* Task to complete:
Exactly as written, quote every line that follows, skipping the images.

[START OF Supplied data]

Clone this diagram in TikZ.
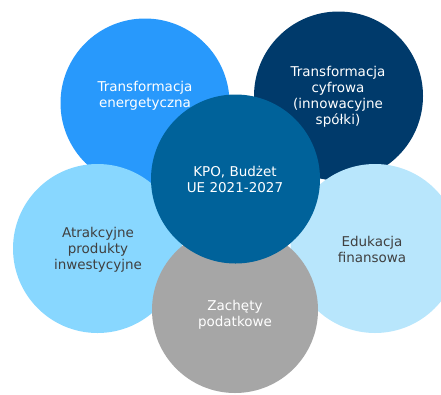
\documentclass[tikz,border=0pt]{standalone}
\usepackage{fontspec}
\setmainfont{DejaVu Sans}
\definecolor{cA}{RGB}{40,153,252}
\definecolor{cB}{RGB}{0,58,107}
\definecolor{cC}{RGB}{0,98,154}
\definecolor{cD}{RGB}{136,215,255}
\definecolor{cE}{RGB}{184,230,252}
\definecolor{cF}{RGB}{166,166,166}
\definecolor{txtdark}{RGB}{64,64,64}
\tikzset{
  bubble/.style={circle, draw=none, minimum size=169pt, inner sep=0pt},
  lbl/.style={align=center, font=\fontsize{13.5}{16}\selectfont, inner sep=0pt}
}
\begin{document}
\begin{tikzpicture}[x=1pt,y=-1pt]
\useasboundingbox (0,0) rectangle (441,394);
\node[bubble, fill=cA] (tl) at (145,103) {};
\node[bubble, fill=cB] (tr) at (338.5,96) {};
\node[bubble, fill=cD] (l) at (97.5,248.5) {};
\node[bubble, fill=cE] (r) at (375,248.5) {};
\node[bubble, fill=cF, minimum size=166pt] (b) at (235,310) {};
\node[bubble, fill=cC] (c) at (235.5,179) {};
\node[lbl, text=white] (ttl) at (145,96) {Transformacja\\energetyczna};
\node[lbl, text=white] (ttr) at (338,96.5) {Transformacja\\cyfrowa\\(innowacyjne\\spółki)};
\node[lbl, text=white] (tc) at (235,179.5) {KPO, Budżet\\UE 2021-2027};
\node[lbl, text=txtdark] (tlft) at (98,249.5) {Atrakcyjne\\produkty\\inwestycyjne};
\node[lbl, text=txtdark] (trt) at (372,249.5) {Edukacja\\finansowa};
\node[lbl, text=white] (tb) at (235,314.5) {Zachęty\\podatkowe};
\end{tikzpicture}
\end{document}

[END OF Supplied data]

* Solution:
Clone this diagram in TikZ.
\documentclass[tikz,border=0pt]{standalone}
\usepackage{fontspec}
\setmainfont{DejaVu Sans}
\definecolor{cA}{RGB}{40,153,252}
\definecolor{cB}{RGB}{0,58,107}
\definecolor{cC}{RGB}{0,98,154}
\definecolor{cD}{RGB}{136,215,255}
\definecolor{cE}{RGB}{184,230,252}
\definecolor{cF}{RGB}{166,166,166}
\definecolor{txtdark}{RGB}{64,64,64}
\tikzset{
  bubble/.style={circle, draw=none, minimum size=169pt, inner sep=0pt},
  lbl/.style={align=center, font=\fontsize{13.5}{16}\selectfont, inner sep=0pt}
}
\begin{document}
\begin{tikzpicture}[x=1pt,y=-1pt]
\useasboundingbox (0,0) rectangle (441,394);
\node[bubble, fill=cA] (tl) at (145,103) {};
\node[bubble, fill=cB] (tr) at (338.5,96) {};
\node[bubble, fill=cD] (l) at (97.5,248.5) {};
\node[bubble, fill=cE] (r) at (375,248.5) {};
\node[bubble, fill=cF, minimum size=166pt] (b) at (235,310) {};
\node[bubble, fill=cC] (c) at (235.5,179) {};
\node[lbl, text=white] (ttl) at (145,96) {Transformacja\\energetyczna};
\node[lbl, text=white] (ttr) at (338,96.5) {Transformacja\\cyfrowa\\(innowacyjne\\spółki)};
\node[lbl, text=white] (tc) at (235,179.5) {KPO, Budżet\\UE 2021-2027};
\node[lbl, text=txtdark] (tlft) at (98,249.5) {Atrakcyjne\\produkty\\inwestycyjne};
\node[lbl, text=txtdark] (trt) at (372,249.5) {Edukacja\\finansowa};
\node[lbl, text=white] (tb) at (235,314.5) {Zachęty\\podatkowe};
\end{tikzpicture}
\end{document}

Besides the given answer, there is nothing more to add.